(Records from a data source)
☆ ☆ ☆ ☆
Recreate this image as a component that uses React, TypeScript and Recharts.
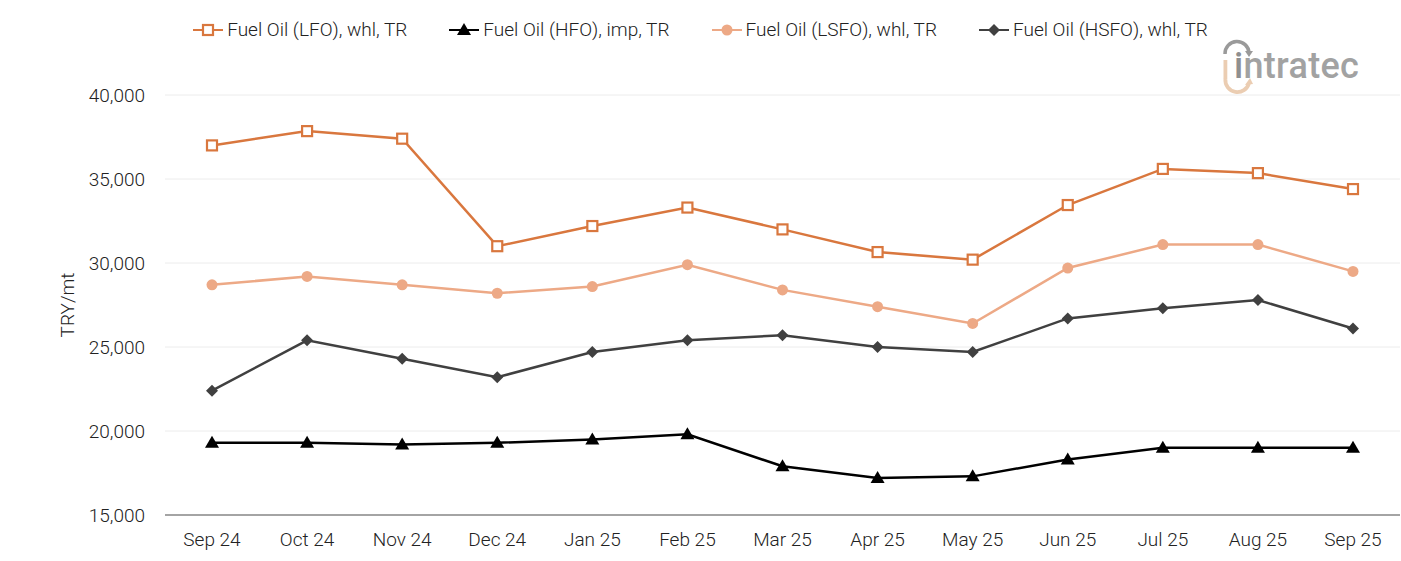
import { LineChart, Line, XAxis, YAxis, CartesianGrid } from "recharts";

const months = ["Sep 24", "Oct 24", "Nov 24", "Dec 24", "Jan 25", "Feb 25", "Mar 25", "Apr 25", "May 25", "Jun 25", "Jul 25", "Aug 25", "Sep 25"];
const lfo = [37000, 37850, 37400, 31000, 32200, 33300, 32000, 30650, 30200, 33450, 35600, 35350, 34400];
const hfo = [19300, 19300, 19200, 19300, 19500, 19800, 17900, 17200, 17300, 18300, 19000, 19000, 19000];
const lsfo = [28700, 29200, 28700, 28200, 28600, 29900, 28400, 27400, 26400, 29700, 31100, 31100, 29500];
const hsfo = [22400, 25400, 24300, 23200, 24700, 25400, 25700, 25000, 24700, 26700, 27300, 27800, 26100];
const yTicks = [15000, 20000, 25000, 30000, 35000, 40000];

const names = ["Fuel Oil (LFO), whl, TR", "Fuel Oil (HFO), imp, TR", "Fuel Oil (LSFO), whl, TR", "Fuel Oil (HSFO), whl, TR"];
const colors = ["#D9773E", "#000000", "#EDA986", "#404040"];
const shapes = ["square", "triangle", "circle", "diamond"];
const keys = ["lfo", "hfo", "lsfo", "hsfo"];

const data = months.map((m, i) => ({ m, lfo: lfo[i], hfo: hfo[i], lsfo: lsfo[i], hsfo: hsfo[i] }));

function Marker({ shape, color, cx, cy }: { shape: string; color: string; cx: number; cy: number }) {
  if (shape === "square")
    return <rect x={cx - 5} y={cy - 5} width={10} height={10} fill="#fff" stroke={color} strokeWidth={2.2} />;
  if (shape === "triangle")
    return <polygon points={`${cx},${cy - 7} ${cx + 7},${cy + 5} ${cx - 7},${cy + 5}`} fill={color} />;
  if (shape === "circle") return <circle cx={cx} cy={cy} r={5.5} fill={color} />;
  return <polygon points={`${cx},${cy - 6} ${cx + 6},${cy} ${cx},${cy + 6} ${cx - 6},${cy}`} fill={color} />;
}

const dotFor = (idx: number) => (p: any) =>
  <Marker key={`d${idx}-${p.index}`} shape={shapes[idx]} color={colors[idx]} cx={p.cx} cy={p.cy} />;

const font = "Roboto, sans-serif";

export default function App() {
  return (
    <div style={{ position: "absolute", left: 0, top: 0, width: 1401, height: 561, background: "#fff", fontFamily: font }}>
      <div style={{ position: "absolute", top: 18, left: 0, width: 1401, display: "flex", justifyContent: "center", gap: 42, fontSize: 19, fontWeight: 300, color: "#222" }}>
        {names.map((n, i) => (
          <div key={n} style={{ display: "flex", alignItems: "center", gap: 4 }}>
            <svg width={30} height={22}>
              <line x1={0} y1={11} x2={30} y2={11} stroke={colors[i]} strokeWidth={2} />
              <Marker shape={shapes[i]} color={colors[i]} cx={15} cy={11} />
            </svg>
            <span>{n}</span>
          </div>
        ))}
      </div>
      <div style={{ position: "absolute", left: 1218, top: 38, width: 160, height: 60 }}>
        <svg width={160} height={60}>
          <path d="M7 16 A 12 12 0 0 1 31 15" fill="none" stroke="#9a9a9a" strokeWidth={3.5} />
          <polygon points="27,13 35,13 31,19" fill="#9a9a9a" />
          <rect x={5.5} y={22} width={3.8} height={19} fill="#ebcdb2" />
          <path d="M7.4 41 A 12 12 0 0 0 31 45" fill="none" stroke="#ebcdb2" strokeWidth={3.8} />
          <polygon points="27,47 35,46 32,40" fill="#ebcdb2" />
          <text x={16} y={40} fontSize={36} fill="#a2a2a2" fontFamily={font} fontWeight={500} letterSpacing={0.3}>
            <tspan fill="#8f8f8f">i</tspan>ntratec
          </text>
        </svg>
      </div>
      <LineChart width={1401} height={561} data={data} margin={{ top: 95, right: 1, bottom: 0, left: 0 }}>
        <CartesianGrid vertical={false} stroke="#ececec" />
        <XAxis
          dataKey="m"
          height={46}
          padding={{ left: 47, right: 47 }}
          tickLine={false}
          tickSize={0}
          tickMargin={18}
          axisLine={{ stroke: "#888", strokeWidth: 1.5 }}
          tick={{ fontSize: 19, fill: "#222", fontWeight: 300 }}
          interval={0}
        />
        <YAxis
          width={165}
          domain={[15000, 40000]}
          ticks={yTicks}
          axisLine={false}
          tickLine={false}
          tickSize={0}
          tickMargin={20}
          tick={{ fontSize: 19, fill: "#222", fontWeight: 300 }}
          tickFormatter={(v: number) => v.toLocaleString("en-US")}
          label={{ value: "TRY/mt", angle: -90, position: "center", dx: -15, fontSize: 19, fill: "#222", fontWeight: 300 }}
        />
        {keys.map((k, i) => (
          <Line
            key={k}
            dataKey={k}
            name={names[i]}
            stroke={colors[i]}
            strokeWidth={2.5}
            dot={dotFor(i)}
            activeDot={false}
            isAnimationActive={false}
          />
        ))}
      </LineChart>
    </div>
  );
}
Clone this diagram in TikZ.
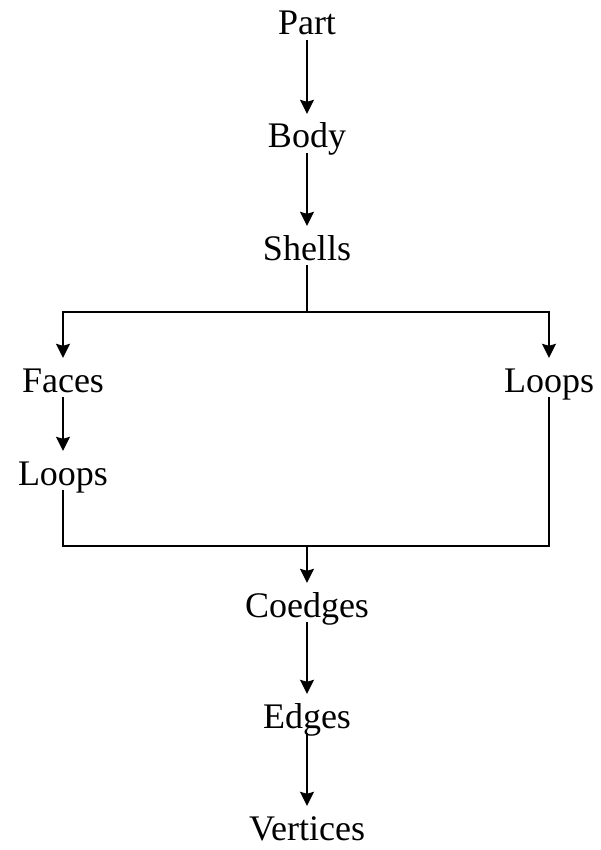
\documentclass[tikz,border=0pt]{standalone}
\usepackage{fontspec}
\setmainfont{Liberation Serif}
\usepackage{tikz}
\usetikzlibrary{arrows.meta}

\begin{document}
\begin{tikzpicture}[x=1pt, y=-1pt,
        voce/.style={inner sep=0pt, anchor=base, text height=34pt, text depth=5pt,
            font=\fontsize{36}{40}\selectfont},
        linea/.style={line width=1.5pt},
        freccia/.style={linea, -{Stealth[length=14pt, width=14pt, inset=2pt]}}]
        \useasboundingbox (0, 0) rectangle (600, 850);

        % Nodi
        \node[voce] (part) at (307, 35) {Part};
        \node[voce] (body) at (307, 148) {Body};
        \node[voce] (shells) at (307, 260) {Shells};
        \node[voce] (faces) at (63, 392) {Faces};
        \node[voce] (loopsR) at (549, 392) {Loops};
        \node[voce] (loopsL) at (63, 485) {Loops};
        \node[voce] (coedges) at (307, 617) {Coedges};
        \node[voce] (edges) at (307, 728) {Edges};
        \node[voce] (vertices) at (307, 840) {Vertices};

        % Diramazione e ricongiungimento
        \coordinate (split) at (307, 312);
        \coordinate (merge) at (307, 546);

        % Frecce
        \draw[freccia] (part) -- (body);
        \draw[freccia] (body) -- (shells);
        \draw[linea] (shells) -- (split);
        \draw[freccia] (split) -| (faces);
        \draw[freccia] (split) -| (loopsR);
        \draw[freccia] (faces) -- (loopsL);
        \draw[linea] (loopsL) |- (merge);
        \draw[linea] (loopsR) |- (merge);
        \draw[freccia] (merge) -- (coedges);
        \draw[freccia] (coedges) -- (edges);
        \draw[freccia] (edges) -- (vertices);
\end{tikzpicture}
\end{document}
☆ ☆ ☆ ☆
● Short problem: Pick out every line holding the string "this" and return it.

● Response to the exercise:
Recreate this image as a component that uses React, TypeScript and Recharts.
Clone this diagram in TikZ.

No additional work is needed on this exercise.